Stocks edged lower today, with the Dow Jones Industrial Average (DJINDICES:^DJI) falling 0.11% and the S&P 500 (SNPINDEX:^GSPC) down 0.28% near the end of trading. The big economic news was a 31,000-person drop in unemployment claims to 292,000 last week, which would be the first reading below 300,000 since 2006. However, the Department of Labor said technical glitches caused some data to be delayed, and with a holiday included during the week, we should take this data point with a huge grain of salt. The employment picture is improving -- just not as quickly as today's data shows.
Helping the Dow tremendously today is telecom stocks, led by Verizon's (NYSE:VZ) 2% rise. The company sold $49 billion in bonds yesterday to help complete its acquisition of the 45% of Verizon Wirless it doesn't already own, and traders responded by promptly bidding them higher. The bonds were sold for a 5.192% yield for 10-year notes, and they promptly fell to 4.746% in trading today, meaning a huge windfall for buyers of the bonds.

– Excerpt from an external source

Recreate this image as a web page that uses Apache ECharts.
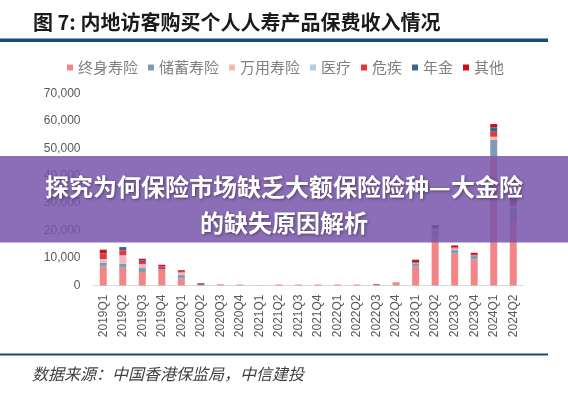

The good news for Verizon and its competitor AT&T (NYSE:T), which is up 1.3% on the Verizon news, is that borrowing costs are even lower than expected. The bad news is that the lower yield today doesn't translate to lower interest payments on the $49 billion in bonds already issued.
Verizon is closer to owning all of Verizon Wireless, which will swing earnings even more heavily toward wireless -- a good thing, given that it's Verizon's cash cow. The risk is that high debt will drown the company, but considering Wall Street's appetite for Verizon's debt, that doesn't appear to be a near-term concern. This may even make AT&T more ambitious about going on an acquisition spree, because it would also be able to benefit from the low rates Verizon's bonds are now trading for. By the looks of it, Wall Street can't get enough of the wireless industry right now.
Fool contributor Travis Hoium has no position in any stocks mentioned. The Motley Fool has no position in any of the stocks mentioned. Try any of our Foolish newsletter services free for 30 days. We Fools may not all hold the same opinions, but we all believe that considering a diverse range of insights makes us better investors. The Motley Fool has a disclosure policy.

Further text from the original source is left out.